Latest Observations From The Recent EMD, Penguin, Panda And Top Heavy Updates

What an exciting couple of weeks we’ve had. Four big Google updates in the space of two weeks is enough to make every webmaster have sleepless nights. Nobody is safe….

Just a quick recap, first Google launched the Panda and EMD (exact match domain) updates at pretty much the same time. Panda was weeding out “low quality” websites, whilst EMD was weeding out “low quality” websites where the domain name is the exact keyword it’s trying to rank for.

Then along came the Penguin and punished sites which seemed to have spammy link profiles, followed a couple of days ago by the Top Heavy update which likes to take down websites with too many ads above the fold.

If your website survived all of those then you can breathe a little sigh of relief and hope that it’ll sail through future updates, although as always, there’s no guarantee of that.

Getting My Head Around It

So many updates in such a short space of time can make it difficult to assess which update caused which drop in rankings for a specific websites.

Fortunately, from our more than 500 websites, many of which are running very different “ranking” tests, we have managed to get some ideas of what’s been going on.

So I thought I’d share some of these initial observations with you…although not all them 😉

1. Excessive on-page optimisation

What I normally like to class as a very well optimized website, it now seems that Google thinks these are a bit spammy. Very specific title tags for a given key phrase, highly optimized internal links, a few mentions of the key phrase in the text, all this seems to be a (negative) factor in ranking.

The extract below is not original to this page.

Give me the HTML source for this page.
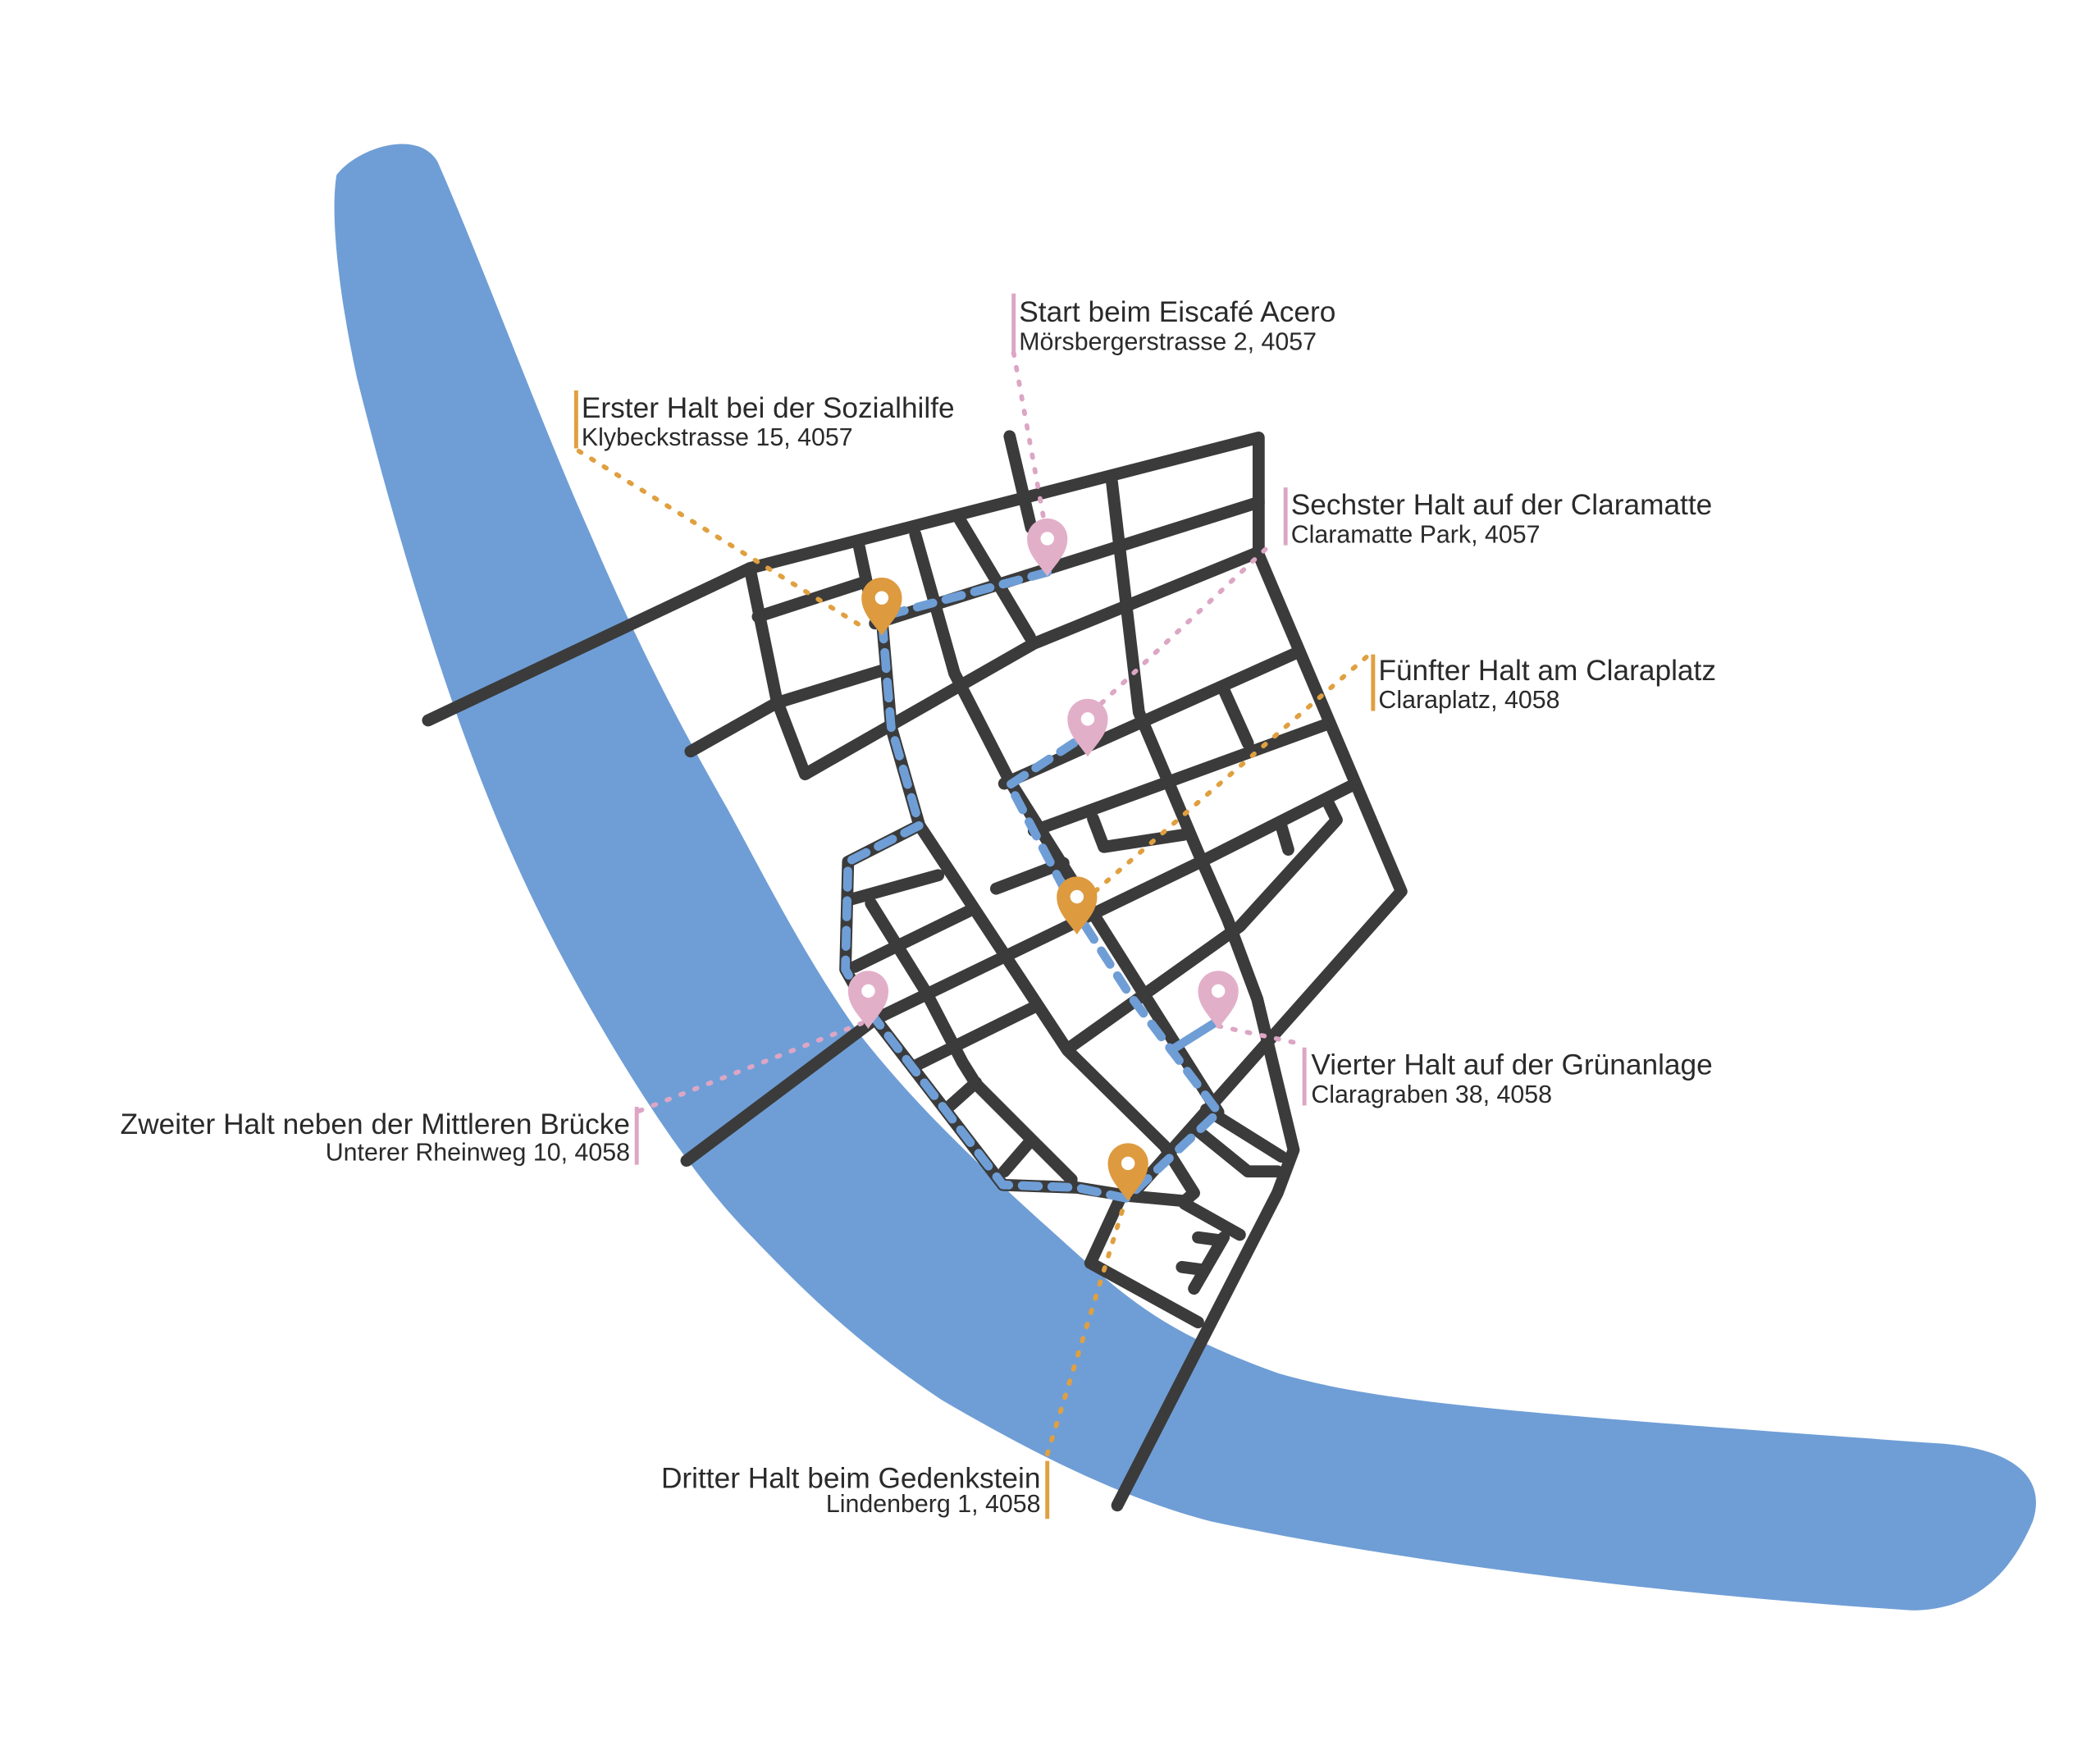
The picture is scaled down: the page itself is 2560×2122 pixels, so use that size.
<!DOCTYPE html>
<html><head><meta charset="utf-8"><style>
html,body{margin:0;padding:0;background:#fff;}
svg{display:block}
text{font-family:"Liberation Sans",sans-serif;fill:#2a2a2a}
.t{font-size:21.5px}.s{font-size:18.5px}
</style></head><body>
<svg width="2560" height="2122" viewBox="0 0 1560 1293" preserveAspectRatio="none" xmlns="http://www.w3.org/2000/svg">
<path fill="#6f9ed6" d="M325,120 C360,200 400,310 440,400 C470,470 500,530 540,600 C570,655 600,715 640,770 C680,820 720,860 810,940 C850,975 880,995 950,1020 C1020,1040 1100,1048 1440,1072 C1500,1076 1520,1100 1510,1130 C1495,1165 1470,1196 1420,1196 C1250,1185 1050,1162 900,1130 C830,1112 760,1075 700,1040 C640,1000 600,962 560,920 C520,880 480,820 445,760 C410,700 380,640 350,560 C320,480 290,380 265,280 C252,220 245,160 250,130 C265,110 310,95 325,120 Z"/>
<g fill="none" stroke="#3b3b3b" stroke-width="9" stroke-linecap="round" stroke-linejoin="round">
<path d="M318,535 L557,422 L935,325 L935,412 L1041,662 L843,885"/>
<path d="M557,422 L577,520 L598,575 L768,478 L935,410"/>
<path d="M513,558 L577,522 L655,498"/>
<path d="M563,458 L640,433"/>
<path d="M638,405 L645,438"/>
<path d="M650,463 L935,373"/>
<path d="M750,324 L766,392"/>
<path d="M680,397 L709,500 L750,580 L905,826"/>
<path d="M713,386 L765,473"/>
<path d="M826,358 L846,529 L890,633 L912,683 L934,742 L961,854 L949,886 L830,1118"/>
<path d="M746,582 L965,484"/>
<path d="M909,512 L927,552"/>
<path d="M768,617 L988,537"/>
<path d="M812,608 L820,629 L879,620"/>
<path d="M740,660 L790,641"/>
<path d="M510,862 L650,757 L890,641 L1003,584"/>
<path d="M796,777 L921,688 L993,609 L986,595"/>
<path d="M952,614 L957,631"/>
<path d="M655,458 L662,540 L683,613 L630,640 L628,720 L645,750 L745,880 L800,882 L837,888 L880,892 L887,886 L865,851 L793,780 L683,613"/>
<path d="M880,894 L921,917"/>
<path d="M896,824 L952,859"/>
<path d="M890,840 L927,870 L949,870"/>
<path d="M834,886 L810,938 L890,982"/>
<path d="M909,919 L887,957"/>
<path d="M890,919 L905,921"/>
<path d="M878,941 L893,943"/>
<path d="M632,668 L697,650"/>
<path d="M647,671 L688,737 L715,789 L725,805 L796,876"/>
<path d="M635,718 L719,677"/>
<path d="M681,791 L768,748"/>
<path d="M706,821 L725,804"/>
<path d="M746,870 L765,848"/>
</g>
<g fill="none" stroke="#6f9ed6" stroke-width="6.5" stroke-linecap="round" stroke-linejoin="round">
<path stroke-dasharray="12 10" d="M778,425 L655,458 L662,540 L683,613 L630,640 L628,720 L645,750 L745,880 L800,882 L837,890 L905,826 L840,740 L800,678 L750,583 L808,545"/>
<path d="M870,780 L905,758"/>
</g>
<g fill="none" stroke-width="3.5" stroke-linecap="round" stroke-dasharray="2 9">
<path stroke="#e0a040" d="M430,335 L640,465"/>
<path stroke="#e0a040" d="M1015,488 L810,665"/>
<path stroke="#e0a040" d="M778,1080 L835,895"/>
<path stroke="#dca6c4" d="M753,262 L778,400"/>
<path stroke="#dca6c4" d="M940,408 L810,530"/>
<path stroke="#dca6c4" d="M475,825 L640,760"/>
<path stroke="#dca6c4" d="M905,762 L965,775"/>
</g>
<g>
<g fill="#dd9a3f">
<path d="M655,472 C648,462 640,455 640,444 A15,15 0 0 1 670,444 C670,455 662,462 655,472Z"/>
<path d="M800,694 C793,684 785,677 785,666 A15,15 0 0 1 815,666 C815,677 807,684 800,694Z"/>
<path d="M838,892 C831,882 823,875 823,864 A15,15 0 0 1 853,864 C853,875 845,882 838,892Z"/>
</g>
<g fill="#e2afc9">
<path d="M778,428 C771,418 763,411 763,400 A15,15 0 0 1 793,400 C793,411 785,418 778,428Z"/>
<path d="M808,562 C801,552 793,545 793,534 A15,15 0 0 1 823,534 C823,545 815,552 808,562Z"/>
<path d="M645,764 C638,754 630,747 630,736 A15,15 0 0 1 660,736 C660,747 652,754 645,764Z"/>
<path d="M905,764 C898,754 890,747 890,736 A15,15 0 0 1 920,736 C920,747 912,754 905,764Z"/>
</g>
<g fill="#fff">
<circle cx="655" cy="444" r="5"/><circle cx="800" cy="666" r="5"/><circle cx="838" cy="864" r="5"/>
<circle cx="778" cy="400" r="5"/><circle cx="808" cy="534" r="5"/><circle cx="645" cy="736" r="5"/><circle cx="905" cy="736" r="5"/>
</g>
</g>
<g stroke-width="3">
<line x1="753" y1="218" x2="753" y2="262" stroke="#dca6c4"/>
<line x1="428" y1="290" x2="428" y2="333" stroke="#e0a040"/>
<line x1="955" y1="362" x2="955" y2="405" stroke="#dca6c4"/>
<line x1="1020" y1="486" x2="1020" y2="528" stroke="#e0a040"/>
<line x1="969" y1="778" x2="969" y2="821" stroke="#dca6c4"/>
<line x1="473" y1="822" x2="473" y2="865" stroke="#dca6c4"/>
<line x1="778" y1="1085" x2="778" y2="1128" stroke="#e0a040"/>
</g>
<text class="t" x="757" y="239">Start beim Eiscafé Acero</text>
<text class="s" x="757" y="260">Mörsbergerstrasse 2, 4057</text>
<text class="t" x="432" y="310">Erster Halt bei der Sozialhilfe</text>
<text class="s" x="432" y="331">Klybeckstrasse 15, 4057</text>
<text class="t" x="959" y="382">Sechster Halt auf der Claramatte</text>
<text class="s" x="959" y="403">Claramatte Park, 4057</text>
<text class="t" x="1024" y="505">Fünfter Halt am Claraplatz</text>
<text class="s" x="1024" y="526">Claraplatz, 4058</text>
<text class="t" x="974" y="798">Vierter Halt auf der Grünanlage</text>
<text class="s" x="974" y="819">Claragraben 38, 4058</text>
<text class="t" x="468" y="842" text-anchor="end">Zweiter Halt neben der Mittleren Brücke</text>
<text class="s" x="468" y="862" text-anchor="end">Unterer Rheinweg 10, 4058</text>
<text class="t" x="773" y="1105" text-anchor="end">Dritter Halt beim Gedenkstein</text>
<text class="s" x="773" y="1123" text-anchor="end">Lindenberg 1, 4058</text>
</svg>
</body></html>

What I’ve noticed more than ever is that most of the highly ranked websites, mainly positions 1-9, they all tend to now have quite long title tags and usually not having the keywords in the domain.  They don’t look so optimised.

2. Brands on the up

I know this has been noticed before but following on from point one, many niches we monitor, and have a presence in, it seems that the brands are doing better than ever. By brand I mean an oldish website where the domain is not the keyword. They have all definitely benefited further over the past couple of weeks, even if sometimes their on-page optimization could be perceived as being a little on the OTT side of things.

3. EMD protection is gone

Many EMD test sites of ours have been blown out of the water because we always built links to them with very specific link texts, thinking that EMDs were immune to this sort of link profile. Up until two weeks ago this was the case. It seems what we are seeing now is that the protection afforded to EMDs in terms of over-optimisation is gone. So when the update hit, sites that were previously protected from so many same similar links pointing to them have suffered (some worse than others) as they seem to have lost the EMD protection shield.

4. Link text variation

Following on from point 3, link variation is a larger factor than ever, especially with our sites and those we monitor. The ones that have ended up ranking highly tend to have a very diverse set of links. Their link text is very varied, many are just the url, many with “click here” text, etc.  If you have too many links with the same anchor text I would suggest you try and get a major portion of those changes to something less specific.

5. Not too many links is good

Interestingly I’ve seen a lot of sites start to do well with very few links. They have older domains but have accumulated a handful of good links instead of going after hundreds of poor quality links. The days of mass link building and the “a link is a link” mentality is gone. Poor links hurt now, more than ever.  Quality over quantity seems to rule now, much more than previously acceptable.  Before, we could rank sites easily by throwing hundreds of not-so-great links at them, but it’s not quite so simple now.  Fewer but much better links seem to be the order of the day.

6. All together it’s a problem

An over-optimised website with many links pointing to it using the same key phrase too many times, all going to the home,  is a dead cert to be suffering now.  And I’ve not even touched on the subject of sites with low levels of content or spun style content, although I have noticed a few more blog networks start to be de-indexed from Google.

Time To Wind Things Back

The main outcome from all of this is that it’s time to wind things back a little. Less optimization, less mass link building, much more variation in the link profile and lots more good quality writing.

We’re going back to the early days of Google before people started to understand what made sites rank and sites literally were ranking more naturally back then than now….and that’s why we started shifting to Google, their results were better than the other search engines.  We may not think that Google’s results are the best now, and they probably know that at Google too, which means you can count on many more harsh updates coming along soon.  No website is safe…unless you’re a big brand 😉

To succeed now you just need one thing – CREATIVITY.  Think out of the box, keep it clean and plan for the long-term.  Don’t go for the early glory, it’s too risky.  It takes time to build a brand.

Think like Google and you should be just fine.

The old methods have died. It’s official (ish).